◆ **Problem details**
Copy out precisely the lines beginning at the line that contains "Convert this chart to matplotlib code." and ending at the line that contains "ax = fig.add_axes([885", including both.

◆ **Source material**
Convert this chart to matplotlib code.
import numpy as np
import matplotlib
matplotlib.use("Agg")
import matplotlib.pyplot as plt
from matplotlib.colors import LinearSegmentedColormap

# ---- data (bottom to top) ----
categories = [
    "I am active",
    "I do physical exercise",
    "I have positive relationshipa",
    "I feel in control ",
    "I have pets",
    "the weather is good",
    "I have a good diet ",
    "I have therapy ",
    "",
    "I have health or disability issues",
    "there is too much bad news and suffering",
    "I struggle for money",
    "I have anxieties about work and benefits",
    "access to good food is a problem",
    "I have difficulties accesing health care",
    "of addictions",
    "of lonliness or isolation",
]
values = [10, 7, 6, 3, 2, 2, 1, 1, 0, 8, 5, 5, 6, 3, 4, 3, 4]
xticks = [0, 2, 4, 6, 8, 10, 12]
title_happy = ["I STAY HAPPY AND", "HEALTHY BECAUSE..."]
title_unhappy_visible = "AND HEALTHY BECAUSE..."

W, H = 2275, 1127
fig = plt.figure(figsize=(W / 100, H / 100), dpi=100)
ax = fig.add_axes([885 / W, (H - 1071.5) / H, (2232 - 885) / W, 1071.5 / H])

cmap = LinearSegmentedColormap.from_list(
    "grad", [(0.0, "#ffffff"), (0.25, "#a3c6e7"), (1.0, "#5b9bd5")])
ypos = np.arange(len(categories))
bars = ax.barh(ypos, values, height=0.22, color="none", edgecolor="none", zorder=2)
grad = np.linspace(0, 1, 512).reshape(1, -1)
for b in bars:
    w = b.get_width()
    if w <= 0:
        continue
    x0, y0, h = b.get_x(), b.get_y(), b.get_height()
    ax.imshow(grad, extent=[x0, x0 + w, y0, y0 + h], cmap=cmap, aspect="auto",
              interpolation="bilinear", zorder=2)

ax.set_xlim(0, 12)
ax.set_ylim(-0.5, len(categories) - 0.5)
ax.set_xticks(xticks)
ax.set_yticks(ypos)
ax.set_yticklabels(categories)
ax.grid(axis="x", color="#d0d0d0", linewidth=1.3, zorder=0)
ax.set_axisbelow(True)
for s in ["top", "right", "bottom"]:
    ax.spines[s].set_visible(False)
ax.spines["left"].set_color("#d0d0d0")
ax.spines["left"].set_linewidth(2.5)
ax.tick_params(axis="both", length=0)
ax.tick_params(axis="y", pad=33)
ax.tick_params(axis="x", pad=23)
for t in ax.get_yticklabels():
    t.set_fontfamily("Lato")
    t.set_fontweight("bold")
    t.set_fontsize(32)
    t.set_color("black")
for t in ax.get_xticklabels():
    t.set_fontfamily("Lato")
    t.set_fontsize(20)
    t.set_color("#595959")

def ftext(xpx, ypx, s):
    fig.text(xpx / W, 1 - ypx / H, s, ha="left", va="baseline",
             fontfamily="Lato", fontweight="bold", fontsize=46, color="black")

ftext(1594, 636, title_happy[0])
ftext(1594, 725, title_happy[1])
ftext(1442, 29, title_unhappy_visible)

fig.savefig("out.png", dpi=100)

--

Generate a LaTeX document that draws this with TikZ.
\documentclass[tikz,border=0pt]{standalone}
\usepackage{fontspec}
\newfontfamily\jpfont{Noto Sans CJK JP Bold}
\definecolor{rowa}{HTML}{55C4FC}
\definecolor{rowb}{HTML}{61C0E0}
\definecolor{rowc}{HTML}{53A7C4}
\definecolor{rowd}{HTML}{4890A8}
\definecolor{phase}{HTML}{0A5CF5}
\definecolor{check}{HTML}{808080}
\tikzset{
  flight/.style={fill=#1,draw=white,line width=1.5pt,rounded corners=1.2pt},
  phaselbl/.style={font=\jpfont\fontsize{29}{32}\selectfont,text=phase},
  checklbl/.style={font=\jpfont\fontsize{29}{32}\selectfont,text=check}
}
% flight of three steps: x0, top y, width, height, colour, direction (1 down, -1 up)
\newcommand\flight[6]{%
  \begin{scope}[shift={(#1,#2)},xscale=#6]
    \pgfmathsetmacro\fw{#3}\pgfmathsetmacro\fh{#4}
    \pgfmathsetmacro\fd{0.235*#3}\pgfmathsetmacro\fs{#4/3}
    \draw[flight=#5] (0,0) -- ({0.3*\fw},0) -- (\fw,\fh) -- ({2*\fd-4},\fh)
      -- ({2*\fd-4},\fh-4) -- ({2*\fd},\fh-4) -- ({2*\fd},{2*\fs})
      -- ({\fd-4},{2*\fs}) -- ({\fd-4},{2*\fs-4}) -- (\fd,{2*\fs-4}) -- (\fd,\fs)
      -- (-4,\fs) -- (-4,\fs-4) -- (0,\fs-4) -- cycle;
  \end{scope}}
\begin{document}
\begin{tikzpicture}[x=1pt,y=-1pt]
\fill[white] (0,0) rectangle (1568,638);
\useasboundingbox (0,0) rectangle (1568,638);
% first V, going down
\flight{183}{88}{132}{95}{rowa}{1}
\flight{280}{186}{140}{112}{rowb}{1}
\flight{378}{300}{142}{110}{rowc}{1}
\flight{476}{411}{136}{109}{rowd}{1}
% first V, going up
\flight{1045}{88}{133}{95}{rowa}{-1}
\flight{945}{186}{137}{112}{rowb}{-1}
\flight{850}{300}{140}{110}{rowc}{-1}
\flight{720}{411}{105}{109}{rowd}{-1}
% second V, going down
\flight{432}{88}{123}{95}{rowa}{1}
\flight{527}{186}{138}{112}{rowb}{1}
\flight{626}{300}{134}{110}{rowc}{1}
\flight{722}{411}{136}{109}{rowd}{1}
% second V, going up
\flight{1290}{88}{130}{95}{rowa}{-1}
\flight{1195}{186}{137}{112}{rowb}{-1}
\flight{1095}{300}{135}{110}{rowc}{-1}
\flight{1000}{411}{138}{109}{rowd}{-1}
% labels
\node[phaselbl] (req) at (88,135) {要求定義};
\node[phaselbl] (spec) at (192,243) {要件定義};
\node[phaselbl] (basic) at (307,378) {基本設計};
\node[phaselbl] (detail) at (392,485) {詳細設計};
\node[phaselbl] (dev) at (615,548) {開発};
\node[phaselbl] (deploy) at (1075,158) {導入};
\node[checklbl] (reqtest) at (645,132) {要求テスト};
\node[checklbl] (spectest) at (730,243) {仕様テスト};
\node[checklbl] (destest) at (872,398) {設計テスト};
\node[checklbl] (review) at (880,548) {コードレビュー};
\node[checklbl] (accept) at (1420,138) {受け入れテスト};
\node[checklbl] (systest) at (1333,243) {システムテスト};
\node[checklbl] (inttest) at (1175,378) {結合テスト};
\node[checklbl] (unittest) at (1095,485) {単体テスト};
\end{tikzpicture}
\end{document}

◆ **Complete output**
Convert this chart to matplotlib code.
import numpy as np
import matplotlib
matplotlib.use("Agg")
import matplotlib.pyplot as plt
from matplotlib.colors import LinearSegmentedColormap

# ---- data (bottom to top) ----
categories = [
    "I am active",
    "I do physical exercise",
    "I have positive relationshipa",
    "I feel in control ",
    "I have pets",
    "the weather is good",
    "I have a good diet ",
    "I have therapy ",
    "",
    "I have health or disability issues",
    "there is too much bad news and suffering",
    "I struggle for money",
    "I have anxieties about work and benefits",
    "access to good food is a problem",
    "I have difficulties accesing health care",
    "of addictions",
    "of lonliness or isolation",
]
values = [10, 7, 6, 3, 2, 2, 1, 1, 0, 8, 5, 5, 6, 3, 4, 3, 4]
xticks = [0, 2, 4, 6, 8, 10, 12]
title_happy = ["I STAY HAPPY AND", "HEALTHY BECAUSE..."]
title_unhappy_visible = "AND HEALTHY BECAUSE..."

W, H = 2275, 1127
fig = plt.figure(figsize=(W / 100, H / 100), dpi=100)
ax = fig.add_axes([885 / W, (H - 1071.5) / H, (2232 - 885) / W, 1071.5 / H])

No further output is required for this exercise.